=== Given records ===
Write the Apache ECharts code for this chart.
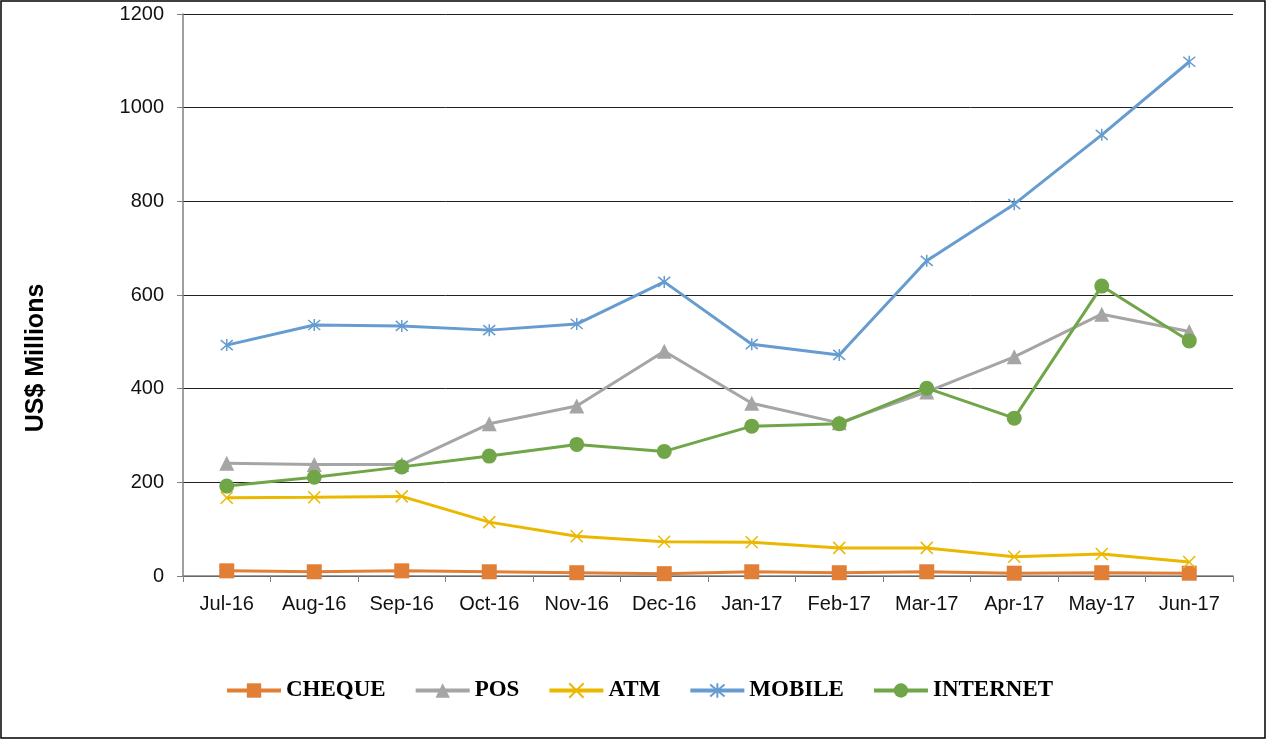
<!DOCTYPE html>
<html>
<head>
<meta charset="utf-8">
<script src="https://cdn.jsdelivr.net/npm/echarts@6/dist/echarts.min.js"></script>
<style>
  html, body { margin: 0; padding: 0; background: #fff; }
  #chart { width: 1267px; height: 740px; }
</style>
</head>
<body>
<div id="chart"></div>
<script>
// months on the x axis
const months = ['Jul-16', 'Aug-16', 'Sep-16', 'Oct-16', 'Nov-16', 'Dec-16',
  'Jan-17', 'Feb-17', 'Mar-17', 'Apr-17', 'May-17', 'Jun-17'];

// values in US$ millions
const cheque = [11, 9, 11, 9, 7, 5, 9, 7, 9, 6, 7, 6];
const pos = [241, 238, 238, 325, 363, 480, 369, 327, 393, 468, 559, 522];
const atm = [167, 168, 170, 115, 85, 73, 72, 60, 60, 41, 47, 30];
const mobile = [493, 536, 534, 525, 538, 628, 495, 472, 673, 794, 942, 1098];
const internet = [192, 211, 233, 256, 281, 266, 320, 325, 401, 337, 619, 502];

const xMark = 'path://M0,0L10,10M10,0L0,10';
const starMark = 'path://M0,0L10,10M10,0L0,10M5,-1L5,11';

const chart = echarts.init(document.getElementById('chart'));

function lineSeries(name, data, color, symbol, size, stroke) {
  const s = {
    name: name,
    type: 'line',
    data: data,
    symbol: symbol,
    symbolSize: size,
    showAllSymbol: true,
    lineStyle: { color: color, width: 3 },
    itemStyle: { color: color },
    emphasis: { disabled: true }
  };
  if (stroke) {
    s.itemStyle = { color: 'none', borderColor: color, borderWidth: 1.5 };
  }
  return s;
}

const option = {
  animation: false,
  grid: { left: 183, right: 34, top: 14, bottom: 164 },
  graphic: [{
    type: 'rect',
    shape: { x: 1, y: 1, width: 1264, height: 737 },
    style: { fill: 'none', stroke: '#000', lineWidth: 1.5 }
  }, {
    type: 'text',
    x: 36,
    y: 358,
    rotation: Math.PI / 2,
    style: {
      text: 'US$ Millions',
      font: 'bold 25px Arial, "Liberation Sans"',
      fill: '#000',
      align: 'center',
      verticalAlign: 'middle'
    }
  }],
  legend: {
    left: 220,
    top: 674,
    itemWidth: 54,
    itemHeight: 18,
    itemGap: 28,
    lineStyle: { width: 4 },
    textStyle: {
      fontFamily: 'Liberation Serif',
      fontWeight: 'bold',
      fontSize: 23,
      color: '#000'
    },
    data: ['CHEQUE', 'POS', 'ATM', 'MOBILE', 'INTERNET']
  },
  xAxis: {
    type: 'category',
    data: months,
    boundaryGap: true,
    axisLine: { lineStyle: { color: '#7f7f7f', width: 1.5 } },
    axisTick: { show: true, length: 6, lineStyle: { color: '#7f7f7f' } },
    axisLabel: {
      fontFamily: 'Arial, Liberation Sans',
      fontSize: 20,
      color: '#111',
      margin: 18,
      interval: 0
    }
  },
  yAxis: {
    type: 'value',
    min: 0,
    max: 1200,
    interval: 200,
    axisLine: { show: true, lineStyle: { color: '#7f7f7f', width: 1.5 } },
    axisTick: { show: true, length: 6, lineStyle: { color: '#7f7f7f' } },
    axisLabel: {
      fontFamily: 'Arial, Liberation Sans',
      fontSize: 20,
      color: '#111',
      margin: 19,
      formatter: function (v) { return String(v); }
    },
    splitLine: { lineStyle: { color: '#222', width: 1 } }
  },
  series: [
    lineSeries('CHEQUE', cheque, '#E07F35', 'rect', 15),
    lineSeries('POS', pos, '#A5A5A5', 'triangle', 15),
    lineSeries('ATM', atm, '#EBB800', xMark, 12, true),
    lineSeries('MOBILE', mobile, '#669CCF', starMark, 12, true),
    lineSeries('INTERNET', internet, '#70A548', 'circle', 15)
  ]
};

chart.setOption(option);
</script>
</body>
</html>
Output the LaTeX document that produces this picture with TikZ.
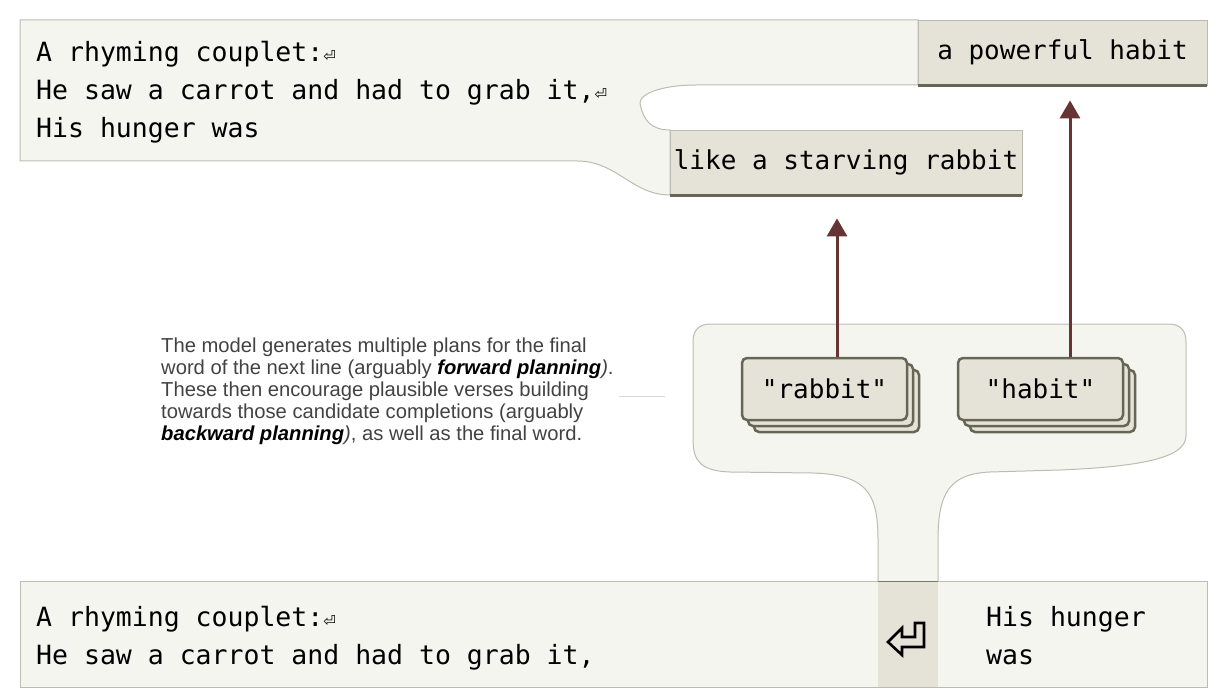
===
Reproduce every line above as written, skipping pictures.

Write the Apache ECharts code for this chart.
<!DOCTYPE html>
<html>
<head>
<meta charset="utf-8">
<script src="https://cdn.jsdelivr.net/npm/echarts@6/dist/echarts.min.js"></script>
<style>
  html, body { margin: 0; padding: 0; background: #fff; }
  #chart { width: 1267px; height: 740px; }
</style>
</head>
<body>
<div id="chart"></div>
<script>
// months on the x axis
const months = ['Jul-16', 'Aug-16', 'Sep-16', 'Oct-16', 'Nov-16', 'Dec-16',
  'Jan-17', 'Feb-17', 'Mar-17', 'Apr-17', 'May-17', 'Jun-17'];

// values in US$ millions
const cheque = [11, 9, 11, 9, 7, 5, 9, 7, 9, 6, 7, 6];
const pos = [241, 238, 238, 325, 363, 480, 369, 327, 393, 468, 559, 522];
const atm = [167, 168, 170, 115, 85, 73, 72, 60, 60, 41, 47, 30];
const mobile = [493, 536, 534, 525, 538, 628, 495, 472, 673, 794, 942, 1098];
const internet = [192, 211, 233, 256, 281, 266, 320, 325, 401, 337, 619, 502];

const xMark = 'path://M0,0L10,10M10,0L0,10';
const starMark = 'path://M0,0L10,10M10,0L0,10M5,-1L5,11';

const chart = echarts.init(document.getElementById('chart'));

function lineSeries(name, data, color, symbol, size, stroke) {
  const s = {
    name: name,
    type: 'line',
    data: data,
    symbol: symbol,
    symbolSize: size,
    showAllSymbol: true,
    lineStyle: { color: color, width: 3 },
    itemStyle: { color: color },
    emphasis: { disabled: true }
  };
  if (stroke) {
    s.itemStyle = { color: 'none', borderColor: color, borderWidth: 1.5 };
  }
  return s;
}

const option = {
  animation: false,
  grid: { left: 183, right: 34, top: 14, bottom: 164 },
  graphic: [{
    type: 'rect',
    shape: { x: 1, y: 1, width: 1264, height: 737 },
    style: { fill: 'none', stroke: '#000', lineWidth: 1.5 }
  }, {
    type: 'text',
    x: 36,
    y: 358,
    rotation: Math.PI / 2,
    style: {
      text: 'US$ Millions',
      font: 'bold 25px Arial, "Liberation Sans"',
      fill: '#000',
      align: 'center',
      verticalAlign: 'middle'
    }
  }],
  legend: {
    left: 220,
    top: 674,
    itemWidth: 54,
    itemHeight: 18,
    itemGap: 28,
    lineStyle: { width: 4 },
    textStyle: {
      fontFamily: 'Liberation Serif',
      fontWeight: 'bold',
      fontSize: 23,
      color: '#000'
    },
    data: ['CHEQUE', 'POS', 'ATM', 'MOBILE', 'INTERNET']
  },
  xAxis: {
    type: 'category',
    data: months,
    boundaryGap: true,
    axisLine: { lineStyle: { color: '#7f7f7f', width: 1.5 } },
    axisTick: { show: true, length: 6, lineStyle: { color: '#7f7f7f' } },
    axisLabel: {
      fontFamily: 'Arial, Liberation Sans',
      fontSize: 20,
      color: '#111',
      margin: 18,
      interval: 0
    }
  },
  yAxis: {
    type: 'value',
    min: 0,
    max: 1200,
    interval: 200,
    axisLine: { show: true, lineStyle: { color: '#7f7f7f', width: 1.5 } },
    axisTick: { show: true, length: 6, lineStyle: { color: '#7f7f7f' } },
    axisLabel: {
      fontFamily: 'Arial, Liberation Sans',
      fontSize: 20,
      color: '#111',
      margin: 19,
      formatter: function (v) { return String(v); }
    },
    splitLine: { lineStyle: { color: '#222', width: 1 } }
  },
  series: [
    lineSeries('CHEQUE', cheque, '#E07F35', 'rect', 15),
    lineSeries('POS', pos, '#A5A5A5', 'triangle', 15),
    lineSeries('ATM', atm, '#EBB800', xMark, 12, true),
    lineSeries('MOBILE', mobile, '#669CCF', starMark, 12, true),
    lineSeries('INTERNET', internet, '#70A548', 'circle', 15)
  ]
};

chart.setOption(option);
</script>
</body>
</html>
Output the LaTeX document that produces this picture with TikZ.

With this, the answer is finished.